After their spell at the West Herts Sports Ground at Cassio Road, where once they demolished Crouch End Vampires (sic) with a 14-1 scoreline, the move to Vicarage Road came in 1922, after the local Benskins brewery had purchased this recreation ground and agreed to lease it to Watford. It will therefore come as no surprise that Watford became known as The Brewers. Their present nickname is The Hornets, alluding to the gold and black of 1959.
The first emblem Watford have been unofficially associated with is in fact the coat of arms of Watford Borough Council. The wavy blue and white lines are intended to represent the River Colne and its banks. The gold escallops were taken from the arms of the Earl of Clarendon, Watford’s first Mayor. The fasces or bundle of rods with an axe in the centre denote magisterial authority and the Roman station said to have been at Watford. The gold cross on blue is from the arms of St. Albans, the greater part of Watford having at one time belonged to the Abbey of St. Albans. The harts represents Hertfordshire. The motto is Audentior and means “Bolder”.
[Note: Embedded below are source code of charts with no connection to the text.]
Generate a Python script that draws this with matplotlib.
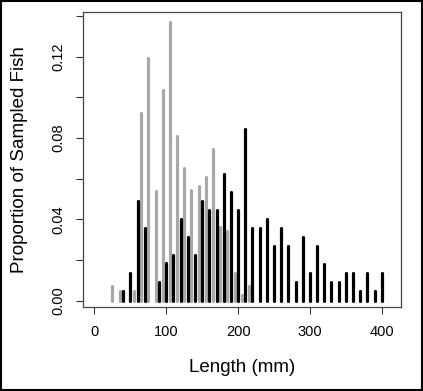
import matplotlib
matplotlib.use('Agg')
import matplotlib.pyplot as plt
from matplotlib.patches import Rectangle

plt.rcParams['font.family'] = ['Liberation Sans', 'DejaVu Sans']

# grey series (lengths end in 5)
grey_len = [25, 35, 55, 65, 75, 85, 95, 105, 115, 125, 135, 145, 155, 165,
            175, 185, 195, 205, 215]
grey_prop = [0.0072, 0.0049, 0.0049, 0.0921, 0.1191, 0.0540, 0.1034, 0.1370,
             0.0809, 0.0654, 0.0542, 0.0565, 0.0609, 0.0744, 0.0362, 0.0341,
             0.0139, 0.0028, 0.0072]

# black series (lengths in 10 mm steps)
black_len = [40, 50, 60, 70, 90, 100, 110, 120, 130, 140, 150, 160, 170, 180,
             190, 200, 210, 220, 230, 240, 250, 260, 270, 280, 290, 300, 310,
             320, 330, 340, 350, 360, 370, 380, 390, 400]
black_prop = [0.0049, 0.0138, 0.0491, 0.0359, 0.0093, 0.0184, 0.0226, 0.0403,
              0.0314, 0.0226, 0.0491, 0.0447, 0.0447, 0.0623, 0.0536, 0.0447,
              0.0842, 0.0359, 0.0359, 0.0403, 0.0270, 0.0359, 0.0270, 0.0093,
              0.0314, 0.0138, 0.0270, 0.0182, 0.0093, 0.0093, 0.0138, 0.0138,
              0.0049, 0.0138, 0.0049, 0.0138]

x_ticks = [0, 100, 200, 300, 400]
y_ticks = [0, 0.02, 0.04, 0.06, 0.08, 0.10, 0.12, 0.14]
y_labels = ['0.00', '', '0.04', '', '0.08', '', '0.12', '']

W, H = 423, 391
fig = plt.figure(figsize=(W / 100, H / 100), dpi=100)
ax = fig.add_axes([82.7 / W, 1 - 306.7 / H, 318 / W, 294.7 / H])

# R style type="h" lines
lg = ax.vlines(grey_len, 0, grey_prop, colors='#a8a8a8', linewidth=2.3)
lb = ax.vlines(black_len, 0, black_prop, colors='black', linewidth=2.3)
lg.set_capstyle('round')
lb.set_capstyle('round')

ax.set_xlim(-16.4, 426.4)
ax.set_ylim(-0.0029, 0.1419)

ax.set_xticks(x_ticks)
ax.set_yticks(y_ticks)
ax.set_yticklabels(y_labels)
ax.tick_params(axis='both', length=5.2, width=0.8, labelsize=10.5, color='#333333')
ax.tick_params(axis='x', pad=8)
ax.tick_params(axis='y', pad=7, labelrotation=90)
for t in ax.get_yticklabels():
    t.set_va('center')

for s in ax.spines.values():
    s.set_linewidth(0.9)
    s.set_color('#444444')

fig.text(241.7 / W, 1 - 368 / H, 'Length (mm)', ha='center', va='center', fontsize=13.5)
fig.text(20 / W, 1 - 159.2 / H, 'Proportion of Sampled Fish', ha='center', va='center',
         rotation=90, fontsize=13.5)

# border around the whole figure
fig.patches.append(Rectangle((0.002, 0.002), 0.996, 0.996, transform=fig.transFigure,
                             fill=False, edgecolor='black', linewidth=1.5))

fig.savefig('out.png', dpi=100)
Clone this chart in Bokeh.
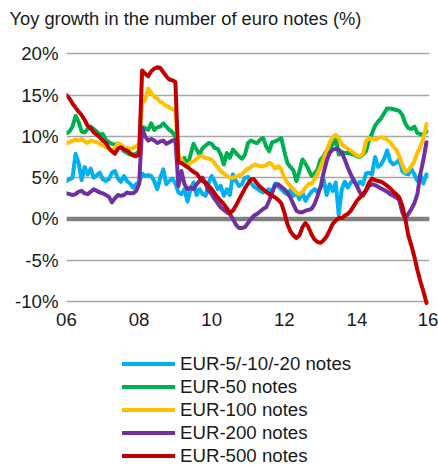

1957 saw the arrival of a blue shield, in it a hart and the initials WFC. It was never worn on shirts and eventually replaced by a simplified design, again with the club’s initials, coinciding with the introduction of the gold shirts in 1959. A hornet appears in a badge in 1968, displayed with pride by the likes of Duncan Welbourne, Stewart Scullion and Tom Walley.
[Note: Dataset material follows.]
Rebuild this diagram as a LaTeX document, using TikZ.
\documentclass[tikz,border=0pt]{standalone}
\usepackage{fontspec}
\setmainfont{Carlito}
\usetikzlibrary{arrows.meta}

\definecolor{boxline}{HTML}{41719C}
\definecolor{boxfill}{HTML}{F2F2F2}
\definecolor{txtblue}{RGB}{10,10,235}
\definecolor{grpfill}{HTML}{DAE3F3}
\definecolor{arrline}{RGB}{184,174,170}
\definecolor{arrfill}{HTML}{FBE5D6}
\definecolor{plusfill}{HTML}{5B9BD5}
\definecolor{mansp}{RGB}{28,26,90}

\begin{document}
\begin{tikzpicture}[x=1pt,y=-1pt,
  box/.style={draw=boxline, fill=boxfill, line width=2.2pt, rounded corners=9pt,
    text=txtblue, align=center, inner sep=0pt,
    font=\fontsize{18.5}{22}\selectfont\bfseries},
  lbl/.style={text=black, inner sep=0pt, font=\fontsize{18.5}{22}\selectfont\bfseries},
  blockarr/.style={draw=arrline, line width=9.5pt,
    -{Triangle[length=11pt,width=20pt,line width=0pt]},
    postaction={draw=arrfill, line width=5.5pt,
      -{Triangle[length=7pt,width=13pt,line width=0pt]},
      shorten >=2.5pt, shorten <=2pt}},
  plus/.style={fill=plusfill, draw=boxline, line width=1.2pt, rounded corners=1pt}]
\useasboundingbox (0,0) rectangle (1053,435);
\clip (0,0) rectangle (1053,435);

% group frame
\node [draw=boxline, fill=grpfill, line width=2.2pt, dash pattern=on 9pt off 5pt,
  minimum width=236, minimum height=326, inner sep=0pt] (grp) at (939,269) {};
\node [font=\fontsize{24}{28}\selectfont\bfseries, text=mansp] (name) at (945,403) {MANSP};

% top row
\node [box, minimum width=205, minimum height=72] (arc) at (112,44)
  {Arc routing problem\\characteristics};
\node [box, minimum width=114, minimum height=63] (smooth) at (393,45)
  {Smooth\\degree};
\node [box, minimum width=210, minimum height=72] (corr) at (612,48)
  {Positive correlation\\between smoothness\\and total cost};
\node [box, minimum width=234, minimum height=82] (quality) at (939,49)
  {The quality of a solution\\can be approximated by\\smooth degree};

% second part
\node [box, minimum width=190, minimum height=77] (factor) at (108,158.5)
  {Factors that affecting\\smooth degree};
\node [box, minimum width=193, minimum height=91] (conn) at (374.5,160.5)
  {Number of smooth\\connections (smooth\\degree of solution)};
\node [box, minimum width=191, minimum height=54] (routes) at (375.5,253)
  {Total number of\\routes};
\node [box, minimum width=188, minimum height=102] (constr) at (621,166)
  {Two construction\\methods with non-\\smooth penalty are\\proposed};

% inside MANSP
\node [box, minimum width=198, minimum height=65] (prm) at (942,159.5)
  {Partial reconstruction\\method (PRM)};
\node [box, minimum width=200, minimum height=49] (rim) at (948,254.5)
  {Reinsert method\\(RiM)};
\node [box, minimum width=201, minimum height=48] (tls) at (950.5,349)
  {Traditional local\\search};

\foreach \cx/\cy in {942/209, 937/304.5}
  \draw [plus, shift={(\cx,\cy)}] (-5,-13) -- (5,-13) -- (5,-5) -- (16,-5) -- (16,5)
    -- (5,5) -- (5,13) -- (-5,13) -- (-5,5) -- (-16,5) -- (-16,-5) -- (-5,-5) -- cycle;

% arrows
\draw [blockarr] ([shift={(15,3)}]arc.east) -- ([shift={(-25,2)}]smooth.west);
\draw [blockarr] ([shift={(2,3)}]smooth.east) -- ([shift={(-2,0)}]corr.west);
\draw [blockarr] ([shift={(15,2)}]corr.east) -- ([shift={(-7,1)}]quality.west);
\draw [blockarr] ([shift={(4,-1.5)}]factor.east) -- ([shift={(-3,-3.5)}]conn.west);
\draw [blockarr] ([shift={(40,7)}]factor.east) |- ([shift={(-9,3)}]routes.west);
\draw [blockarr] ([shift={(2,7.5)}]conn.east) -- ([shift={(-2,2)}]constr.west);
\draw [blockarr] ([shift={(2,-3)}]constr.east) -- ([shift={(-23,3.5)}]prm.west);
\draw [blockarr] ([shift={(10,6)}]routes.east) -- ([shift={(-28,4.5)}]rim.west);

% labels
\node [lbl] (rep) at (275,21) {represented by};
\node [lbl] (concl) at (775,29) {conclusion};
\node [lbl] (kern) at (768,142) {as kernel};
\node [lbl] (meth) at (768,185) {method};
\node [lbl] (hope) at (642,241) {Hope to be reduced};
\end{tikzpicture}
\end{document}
Watford’s current crest came to the scene around 1977 and shows a red hart on a black and yellow shield. A hart also appears in Hertfordshire’s arms, based on those of the borough of Hertford, in turn inspired by an ancient seal, which earliest surviving documentary dates back to 731 AD. This seal bears a hart standing in water, in the background a tree and a castle with three domed towers. They formed part of the arms of the family De Clare, by whom the Earldom of Hertford was held in the twelfth century. We feel that every player who proudly wears Watford’s unique colours should know this. Don’t you?